$300,000 document restoration project costs taxpayers nothing

Debra Shipp and Sam Towler show a book of digitized, restored marriage bonds from 1780-1785, which Shipp scanned as part of a restoration project. Debra Shipp and Sam Towler show a book of digitized, restored marriage bonds from 1780-1785, which Shipp scanned as part of a restoration project.

Debra Shipp, clerk of the Albemarle County Circuit Court, proudly displays a collection of restored marriage licenses bound in sleek, black binders, which she lined on a shelf chronologically from the 1968 all the way back to 1780.

The goal of this restoration project—which began back in June 2009—was to digitize, restore and further preserve all of the county’s marriage licenses, marriage bonds, deed books and surveyor’s books on record. With a total bill of $307,471.16, Shipp says September 28 that not a cent of that money came from the county or taxpayers, but was paid with grants from the Library of Virginia and the Jamestown Society.

Brian Spearman with Kofile Preservation in Dallas, Texas, says he preserved the documents by chemically treating them through de-acidification and further amended documents that were ripped or torn in several pieces.

Flipping through the book of marriage bonds—an actual bond that posted indicating a man’s intention to wed—from 1780-1785, he points to a record that is now in two pieces from decades of wear and tear.
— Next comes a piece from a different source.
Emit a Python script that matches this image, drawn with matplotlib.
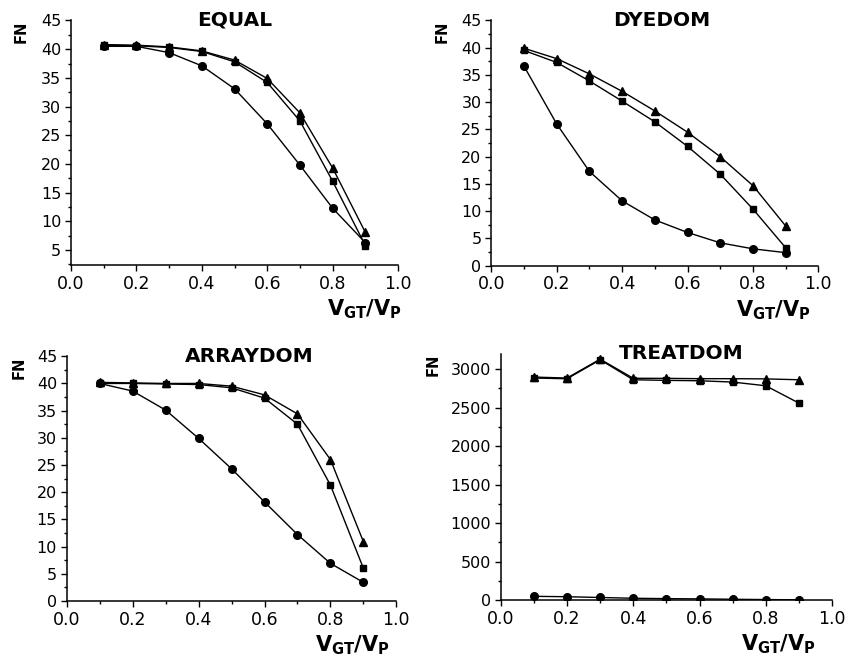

He has put the documents back together with fibers of thin, translucent tissue.

“This is the permanent history that’s gone,” he says while running his fingers over missing words caused by the tear in the page, “but Albemarle is very fortunate that they have all their records. …We wanted to make sure that these records would be here for future generations.”

Now that Shipp is finished with scanning and digitizing, she says her next step will be importing the documents into the court’s computer system so the public can access them that way, as well.

Her friend and volunteer Sam Towler is now working to preserve the court’s chancery files, wills, divorces and other miscellaneous records in a similar way by unfolding them and putting them in acid-free folders and boxes. He’s creating an index of the records along the way and, with no end in sight, hopes to recruit some UVA students as volunteers soon.